The potential use of chitosan as a plant elicitor that induces resistance against plant disease had been observed in numerous reports. However, little is known about whether a similar mechanism occurs in plants challenged by insect pests. Although several studies had proven the potential use of chitosan to control insect pests, most of them acted as insecticide and not as a plant defense elicitor (Badawy et al. 2005; Ferreira et al. 2019; Sahab et al. 2015). Initial experiment by conducting population growth study had confirmed the reduction of total GPA population followed by the reduced number of adult-stage (either alatae or apterous) on chitosan treated plant. Further 10 h EPG monitoring revealed the chitosan application had induced the increase number of GPA probing. The increased probing activities could be due to the need for probing re-adjustment and potentially due to the unfavorable surrounding stylet environment, as responded by the several probing attempts observed through stylet withdrawal. This unfavorable surrounding stylet environment could be a biochemical response of the plant induced by chitosan treatment. However, further investigations are needed to confirm such assumption. It was noted that the chitosan probably had no effect at the beginning (1st probe)of probing activities, rather in the next probing (2nd probe), thus, there was indication that chitosan treatment induced physiological alterations in the GPA.-affected plants, which responded immediately by reducing the probing duration in the second probing. The performance in early probing is important to indicate the immediate response of insect feeding, given that insect stylet operation is sensitive for any small biochemical changes (Will and Vilcinskas 2015).

The increased intracellular stylet puncture as noted in par.11, Table 2 (which is potential drop -Pd- waveform) was potentially attributed to the induced resistance properties of chitosan, as confirmed by previous findings obtained using citrus psyllid (Shi et al. 2019).

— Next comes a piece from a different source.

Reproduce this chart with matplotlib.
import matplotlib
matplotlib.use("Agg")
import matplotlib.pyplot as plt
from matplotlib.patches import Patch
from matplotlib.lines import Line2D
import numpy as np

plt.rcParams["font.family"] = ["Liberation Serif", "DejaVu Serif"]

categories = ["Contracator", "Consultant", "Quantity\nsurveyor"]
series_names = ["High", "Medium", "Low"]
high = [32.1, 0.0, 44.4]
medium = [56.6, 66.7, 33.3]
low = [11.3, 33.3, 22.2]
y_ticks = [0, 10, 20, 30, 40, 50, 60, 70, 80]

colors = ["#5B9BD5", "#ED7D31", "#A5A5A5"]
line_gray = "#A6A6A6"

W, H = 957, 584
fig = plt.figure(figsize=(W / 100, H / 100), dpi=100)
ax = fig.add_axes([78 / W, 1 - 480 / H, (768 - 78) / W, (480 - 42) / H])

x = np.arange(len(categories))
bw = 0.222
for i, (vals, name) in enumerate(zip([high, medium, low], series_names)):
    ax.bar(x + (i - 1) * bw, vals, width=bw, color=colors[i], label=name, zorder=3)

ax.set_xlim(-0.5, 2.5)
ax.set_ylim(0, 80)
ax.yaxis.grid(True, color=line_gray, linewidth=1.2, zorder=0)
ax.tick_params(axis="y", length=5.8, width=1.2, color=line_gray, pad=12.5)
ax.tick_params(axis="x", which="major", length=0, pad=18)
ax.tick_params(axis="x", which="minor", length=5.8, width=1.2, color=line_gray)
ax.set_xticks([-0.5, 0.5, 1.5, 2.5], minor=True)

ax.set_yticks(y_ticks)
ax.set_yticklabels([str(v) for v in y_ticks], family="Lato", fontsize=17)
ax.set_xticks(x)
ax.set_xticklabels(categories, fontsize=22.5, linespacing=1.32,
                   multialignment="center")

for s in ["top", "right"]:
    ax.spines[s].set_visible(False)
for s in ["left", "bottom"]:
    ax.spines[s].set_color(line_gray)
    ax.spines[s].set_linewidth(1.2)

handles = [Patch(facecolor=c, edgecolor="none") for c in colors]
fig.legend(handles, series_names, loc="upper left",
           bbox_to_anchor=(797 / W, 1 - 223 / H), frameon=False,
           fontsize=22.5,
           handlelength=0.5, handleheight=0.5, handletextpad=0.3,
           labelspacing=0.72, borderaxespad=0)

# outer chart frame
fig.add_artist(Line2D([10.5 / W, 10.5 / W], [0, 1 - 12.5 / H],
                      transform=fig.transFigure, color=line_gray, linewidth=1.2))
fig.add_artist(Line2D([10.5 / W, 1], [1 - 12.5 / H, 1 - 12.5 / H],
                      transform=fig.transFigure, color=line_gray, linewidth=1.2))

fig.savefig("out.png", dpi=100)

Other reports also highlighted that the increased number of probing activities was correlated with the induced resistance of host plant due to silicon treatment, silencing proteins such structural sheath protein, and acoustic stimuli (Goussain et al. 2005; Huang et al. 2018; Lee et al. 2012; Will and Vilcinskas 2015).

Finally we noted the reduced number and duration of xylem feeding in most of the chitosan-treated plants, but no obvious difference in the phloem tissues, here we hypothesized that GPA., once it reached the phloem tissue, finally utilized the tissue in an equal manner as the water control plant, indicating the absence of chitosan effect on the phloem tissues; a similar result was reported regarding the effect of silicon on the plant (Goussain et al. 2005). Thus, although GPA feeding behavior was normal when accessing the phloem tissue, the probing in the stylet pathway to the phloem tissue increased, as reported with silicon and dihydrojasmone treatments (Goussain et al. 2005; Paprocka et al. 2018), representing the use of extra energy due to the increased number of stylet withdrawal and inter- or intracellular stylet puncture. Given that GPA is a small insect that efficiently uses and conserves energy for many biological functions (Barribeau et al. 2010), the energy consumed caused by increased probing might have affected the population growth, however, further investigation is required to confirm such finding.

Conclusion

Our experiment reported the effect of chitosan treatment on the reduced population of GPA after 14 days. Further investigation on the feeding behavior using EPG showed that chitosan treatment induced stylet withdrawal frequently, which resulted in a high number of probing activities. These events were followed by an increased number of inter- and intracellular puncture (waveform C and Pd, respectively). However, once the stylet reached the phloem tissue, the feeding response was equal between chitosan-treated plants and the water control. Extra energy utilization due to increased probing activities was one of the possible reasons for the reduced population growth of GPA caused by chitosan, confirming that chitosan potentially acts as a plant defense elicitor. However, further experiments are needed to confirm this result.